Hotel Maldito

A expressão “bate e volta” quase se tornou literal. Também poderia ter sido “apanha e volta”.

Alguém “descolou” a casa do amigo do amigo do namorado da prima de alguém na Praia Grande. Diante dessa boca livre, não poderíamos reclamar da localidade, nem de sua água imprópria para o banho. Em cinco, partimos para o litoral, sem nos importar para a duvidosa frequência e a balneabilidade do local. Partimos para um bate- e-volta

A casa estava lotada, mas tudo bem, isso não era novidade. Eu saquei o violão, isso escancara portas em qualquer lugar do mundo.

Apesar de ali não ser uma unidade do SUS, faltavam leitos, então fomos dormir em Mongaguá - outra cidade litorânea.

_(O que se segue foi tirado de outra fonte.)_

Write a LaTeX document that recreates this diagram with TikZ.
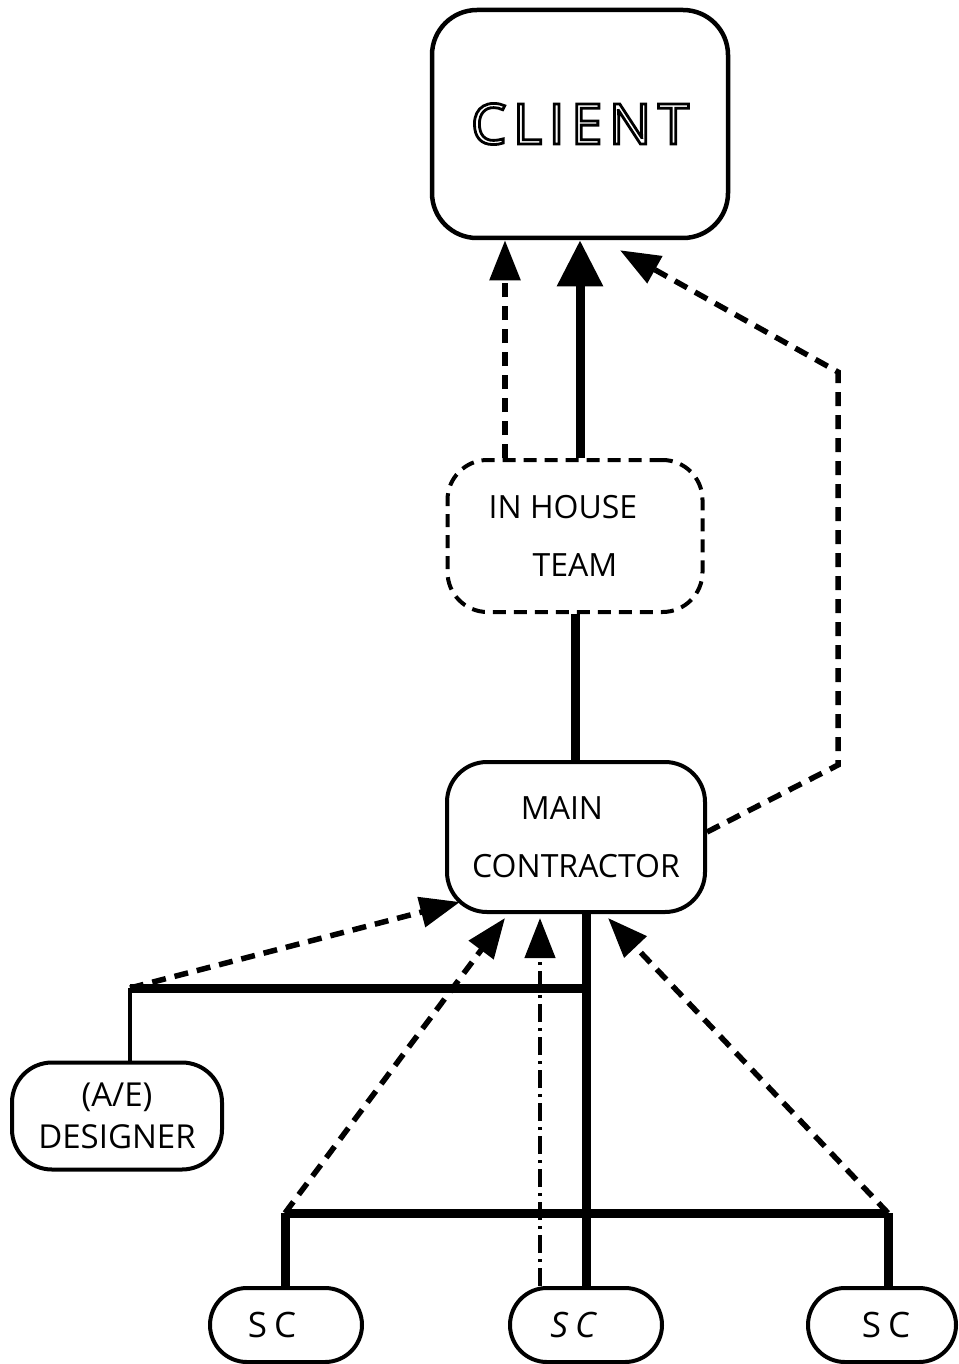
\documentclass[tikz,border=0pt]{standalone}
\usepackage{fontspec}
\setmainfont{Open Sans}
\usetikzlibrary{arrows.meta}
\newcommand\outlinetext[1]{\special{pdf:literal direct 1 Tr 2.8 w}#1\special{pdf:literal direct 0 Tr}}

\begin{document}
\begin{tikzpicture}[x=1pt,y=-1pt,
    box/.style={draw,line width=4pt,rounded corners=40pt,align=center,
        font=\fontsize{32}{58}\selectfont,inner sep=0pt},
    dashbox/.style={box,dash pattern=on 13pt off 8pt},
    scbox/.style={box,rounded corners=37pt,minimum width=152pt,minimum height=74pt,
        font=\fontsize{35}{40}\selectfont},
    mainline/.style={line width=9pt},
    thinline/.style={line width=4.5pt},
    dashline/.style={line width=5.5pt,dash pattern=on 14pt off 9pt},
    dotline/.style={line width=4.5pt,dash pattern=on 18pt off 6pt on 3pt off 6pt},
    tip/.style={-{Triangle[length=40pt,width=30pt]}},
    bigtip/.style={-{Triangle[length=46pt,width=44pt]}}]
    \useasboundingbox (0,0) rectangle (958,1364);
    \node[box,line width=4.5pt,rounded corners=45pt,minimum width=296pt,minimum height=228pt,
        font=\fontsize{56}{60}\selectfont\addfontfeature{LetterSpace=12}] (client) at (580,124)
        {\outlinetext{CLIENT}};
    \node[dashbox,minimum width=255pt,minimum height=152pt] (inhouse) at (575,536)
        {IN HOUSE\hspace*{24pt}\\TEAM};
    \node[box,minimum width=258pt,minimum height=150pt] (main) at (576,837)
        {MAIN\hspace*{28pt}\\CONTRACTOR};
    \node[box,minimum width=210pt,minimum height=107pt,font=\fontsize{33}{42}\selectfont] (designer) at (117,1116)
        {(A/E)\\DESIGNER};
    \node[scbox] (sc1) at (286,1325) {S\hspace{7pt}C\hspace*{28pt}};
    \node[scbox] (sc2) at (586,1325) {\itshape S\hspace{7pt}C\hspace*{26pt}};
    \node[scbox,minimum width=148pt] (sc3) at (882,1325) {\hspace*{8pt}S\hspace{7pt}C};
    % bends and buses
    \coordinate (rbend1) at (838,765);
    \coordinate (rbend2) at (838,372);
    \coordinate (dbus) at (130,988);
    \coordinate (sbusL) at (285,1213);
    \coordinate (sbusR) at (888,1213);
    % upward to client
    \draw[dashline,tip] ([xshift=-70pt]inhouse.north) -- ([xshift=-75pt]client.south);
    \draw[mainline,bigtip] ([xshift=5pt]inhouse.north) -- (client.south);
    \draw[dashline,tip] ([yshift=5pt]main.east) -- (rbend1) -- (rbend2) -- ([xshift=40pt,yshift=-10pt]client.south);
    \draw[mainline] (inhouse.south) -- (inhouse.south |- main.north);
    % contract lines below
    \draw[mainline] ([xshift=10pt]main.south) -- (sc2.north);
    \draw[mainline] (dbus) -- (dbus -| sc2.north);
    \draw[thinline] (dbus) -- (dbus |- designer.north);
    \draw[mainline] (sbusL) -- (sbusR);
    \draw[mainline] (sbusL) -- (sbusL |- sc1.north);
    \draw[mainline] (sbusR) -- (sbusR |- sc3.north);
    % reporting lines to main contractor
    \draw[dashline,tip] (dbus) -- ([xshift=15pt,yshift=12pt]main.south west);
    \draw[dashline,tip] (sbusL) -- ([xshift=-71pt,yshift=-4pt]main.south);
    \draw[dotline,tip] ([xshift=-46pt]sc2.north) -- ([xshift=-36pt,yshift=-4pt]main.south);
    \draw[dashline,tip] (sbusR) -- ([xshift=32pt,yshift=-4pt]main.south);
\end{tikzpicture}
\end{document}
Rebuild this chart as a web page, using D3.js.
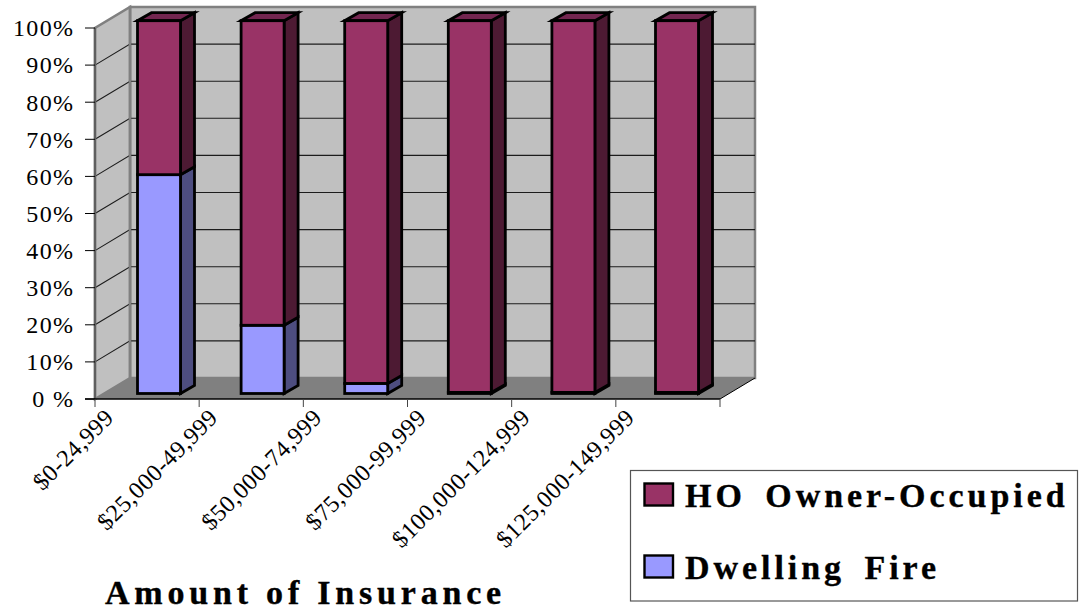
<!DOCTYPE html>
<html>
<head>
<meta charset="utf-8">
<script src="https://cdnjs.cloudflare.com/ajax/libs/d3/7.8.5/d3.min.js"></script>
<style>
html,body{margin:0;padding:0;background:#fff}
svg{display:block}
text{font-family:"Liberation Serif",serif;fill:#000}
</style>
</head>
<body>
<svg id="chart" width="1079" height="611"></svg>
<script>
// Share of policies by amount of insurance
const categories = ["$0-24,999","$25,000-49,999","$50,000-74,999","$75,000-99,999","$100,000-124,999","$125,000-149,999"];
const dwellingFire = [58.7, 18.3, 2.7, 0.3, 0.3, 0.3];
const ownerOccupied = [41.3, 81.7, 97.3, 99.7, 99.7, 99.7];
const percentTicks = [0,10,20,30,40,50,60,70,80,90,100];
const tickLabels = ["0 %","10%","20%","30%","40%","50%","60%","70%","80%","90%","100%"];
const seriesNames = ["HO Owner-Occupied","Dwelling Fire"];

const colors = {
  owner:"#993366", ownerSide:"#4d1a33", ownerTop:"#732650",
  fire:"#9999ff", fireSide:"#4d4d80",
  wall:"#c0c0c0", floor:"#808080", frame:"#808080"
};

const svg = d3.select("#chart");

// Box geometry: front floor edge, plus the oblique offset to the back wall
const boxLeft = 95, boxRight = 720, boxBase = 399, boxTop = 28;
const depth = {x:35, y:-21};
const barDepth = {x:14, y:-8};

const x = d3.scaleBand().domain(categories).range([boxLeft,boxRight]);
const y = d3.scaleLinear().domain([0,100]).range([boxBase,boxTop]);
// Bars stand in the middle of the floor, so they get their own pair of scales
const barWidth = 43;
const xBar = d3.scaleBand().domain(categories).range([137.5,137.5+6*103.6]);
const yBar = d3.scaleLinear().domain([0,100]).range([393.5,20.7]);

const poly = pts => pts.map(p=>p.join(",")).join(" ");

// Back wall
svg.append("rect")
  .attr("x",boxLeft+depth.x).attr("y",boxTop+depth.y)
  .attr("width",boxRight-boxLeft).attr("height",boxBase-boxTop)
  .attr("fill",colors.wall).attr("stroke",colors.frame).attr("stroke-width",2.5);

// Side wall
svg.append("polygon")
  .attr("points",poly([[boxLeft,boxBase],[boxLeft,boxTop],[boxLeft+depth.x,boxTop+depth.y],[boxLeft+depth.x,boxBase+depth.y]]))
  .attr("fill",colors.wall).attr("stroke",colors.frame).attr("stroke-width",2.5);

// Floor
svg.append("polygon")
  .attr("points",poly([[boxLeft,boxBase],[boxLeft+depth.x,boxBase+depth.y],[boxRight+depth.x,boxBase+depth.y],[boxRight,boxBase]]))
  .attr("fill",colors.floor);
svg.append("line")
  .attr("x1",boxRight).attr("y1",boxBase).attr("x2",boxRight+depth.x).attr("y2",boxBase+depth.y)
  .attr("stroke","#000").attr("stroke-width",1);

// Gridlines across the side and back walls
const grid = svg.append("g").attr("stroke","#1c1c1c").attr("stroke-width",1.1).attr("fill","none");
percentTicks.slice(1,-1).forEach(t=>{
  grid.append("polyline").attr("points",poly([
    [boxLeft,y(t)],[boxLeft+depth.x,y(t)+depth.y],[boxRight+depth.x,y(t)+depth.y]
  ]));
});

// Redraw the wall edges on top of the gridlines
svg.append("line").attr("x1",boxLeft+depth.x).attr("x2",boxLeft+depth.x)
  .attr("y1",boxTop+depth.y).attr("y2",boxBase+depth.y)
  .attr("stroke",colors.frame).attr("stroke-width",2.5);
svg.append("line").attr("x1",boxLeft).attr("x2",boxLeft)
  .attr("y1",boxTop).attr("y2",boxBase)
  .attr("stroke",colors.frame).attr("stroke-width",2.5);

// One oblique bar segment: side face, top face, then front face
function segment(g, bx, v0, v1, front, side, topFace){
  const w = barWidth, y0 = yBar(v0), y1 = yBar(v1);
  g.append("polygon")
    .attr("points",poly([[bx+w,y0],[bx+w,y1],[bx+w+barDepth.x,y1+barDepth.y],[bx+w+barDepth.x,y0+barDepth.y]]))
    .attr("fill",side);
  if(topFace) g.append("polygon")
    .attr("points",poly([[bx,y1],[bx+w,y1],[bx+w+barDepth.x,y1+barDepth.y],[bx+barDepth.x,y1+barDepth.y]]))
    .attr("fill",topFace);
  g.append("rect").attr("x",bx).attr("y",y1).attr("width",w).attr("height",y0-y1).attr("fill",front);
}

const bars = svg.append("g")
  .attr("stroke","#000").attr("stroke-width",2.8).attr("stroke-linejoin","miter");
categories.forEach((c,i)=>{
  const bx = xBar(c);
  const g = bars.append("g");
  segment(g,bx,0,dwellingFire[i],colors.fire,colors.fireSide,null);
  segment(g,bx,dwellingFire[i],dwellingFire[i]+ownerOccupied[i],colors.owner,colors.ownerSide,colors.ownerTop);
});

// Vertical axis
const yAxis = svg.append("g");
yAxis.append("line").attr("x1",boxLeft).attr("x2",boxLeft).attr("y1",boxTop).attr("y2",boxBase)
  .attr("stroke","#555").attr("stroke-width",1.5);
percentTicks.forEach((t,i)=>{
  yAxis.append("line").attr("x1",boxLeft-10).attr("x2",boxLeft).attr("y1",y(t)).attr("y2",y(t))
    .attr("stroke","#000").attr("stroke-width",1);
  yAxis.append("text").attr("x",74.5).attr("y",y(t)+8.3)
    .attr("text-anchor","end").attr("font-size",24).attr("letter-spacing","1.4px")
    .text(tickLabels[i]);
});

// Horizontal axis
const xAxis = svg.append("g");
xAxis.append("line").attr("x1",boxLeft-10).attr("x2",boxRight).attr("y1",boxBase).attr("y2",boxBase)
  .attr("stroke","#000").attr("stroke-width",1.5);
[...categories.map(c=>x(c)),boxRight].forEach(px=>{
  xAxis.append("line").attr("x1",px).attr("x2",px).attr("y1",boxBase).attr("y2",boxBase+8)
    .attr("stroke","#444").attr("stroke-width",1);
});
categories.forEach(c=>{
  xAxis.append("text")
    .attr("transform",`translate(${x(c)+20},${boxBase+20}) rotate(-45)`)
    .attr("text-anchor","end").attr("font-size",24).attr("letter-spacing","0.5px")
    .text(c);
});

// Axis title
svg.append("text").attr("x",105).attr("y",604)
  .attr("font-size",34).attr("font-weight","bold").attr("letter-spacing","4.8px")
  .attr("stroke","#000").attr("stroke-width",0.35)
  .text("Amount of Insurance");

// Legend
const legend = svg.append("g");
legend.append("rect").attr("x",630.5).attr("y",470.5).attr("width",447).attr("height",130.5)
  .attr("fill","#fff").attr("stroke","#555").attr("stroke-width",1.2);
seriesNames.forEach((name,i)=>{
  const ly = i===0 ? 483.5 : 555.5;
  legend.append("rect").attr("x",644.5).attr("y",ly).attr("width",28.5).attr("height",22)
    .attr("fill",i===0?colors.owner:colors.fire).attr("stroke","#000").attr("stroke-width",2.4);
  legend.append("text").attr("x",685).attr("y",ly+23.8)
    .attr("font-size",34).attr("font-weight","bold")
    .attr("letter-spacing","3.95px").attr("word-spacing","7px")
    .attr("stroke","#000").attr("stroke-width",0.35)
    .text(name);
});
</script>
</body>
</html>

No dia seguinte, voltamos à Praia Grande. Vi que minha mochila estava jogada. Isso foi o estopim pro segundo bate e volta. Meus amigos viram a confusão, em meio a gritos e ameaças, saindo da casa. E eu lá no meio do ciclone extratropical. Sem saber o porquê, nem quem tinha razão, meus amigos envolveram-se na discussão. Apaziguados os ânimos, fomos à praia. Depois, rolou um social até a hora de irmos embora. Mas o pior ainda estava por vir.

Tiveram a ideia de almoçar no restaurante de um hotel. Por que não? Paramos nosso carro no estacionamento na frente do hotel. No outro carro, meu amigo, com sua namorada, quis parar bem em frente ao resort. Porém havia uma porta de vidro, brilhando e na mira do embriagado motorista. A cena parece se repetir na minha mente: nós três assistindo àquele veículo acelerando aos soquinhos, cada vez mais perto da porta. Não adiantaram os avisos, quase em súplicas, dizendo que já estava bom. Não adiantava. O motorista ensandecido, parecia querer provar alguma coisa ou estar possuído por algo que não era desse mundo, conseguiu o que temíamos. A portaria dupla de vidro, com uma leve encostada, ficou branca e despencou em caquinhos sobre o capô. No outro carro, paralisados vimos aquela cachoeira de fragmentos. Eu juro que vi essa cena em câmera lenta.

Aquilo, lógico, chamou a atenção de todos, afinal, o marasmo do domingo havia sido interrompido. O Destruidor desembarcou da “viatura”, descalço, sem camisa, trajando apenas uma bermuda frouxa. Era impossível não notar a barriga proeminente, equilibrando um toco de cigarro na boca e a barba por fazer, que apenas aumentavam o aspecto de desleixo. A expectativa de todos era grande para acompanhar o que viria a seguir. Ele parou em frente ao automóvel e, revolvendo e pisando os cacos, misturando sangue, suor, lágrimas e vidro, disse com voz chorosa: “O que é que eu fiz?!”. É claro que todos tinham a resposta, mas ninguém ousou falar.

No início, a gerente do resort acalmou o clima e acomodou o casal à beira da piscina. Tudo parecia calmo demais, até chegar a Polícia. Acostumados com turistas que deixam rastros por onde passam, a gerência providenciou uma autoridade.

A ocorrência explicada, os acertos financeiros providenciados e a “estada” no resort aproveitada, subimos a serra.

Para quem trabalhou a semana inteira, esse foi o fim da semana de “bate e volta” com um “descanso” imerecido.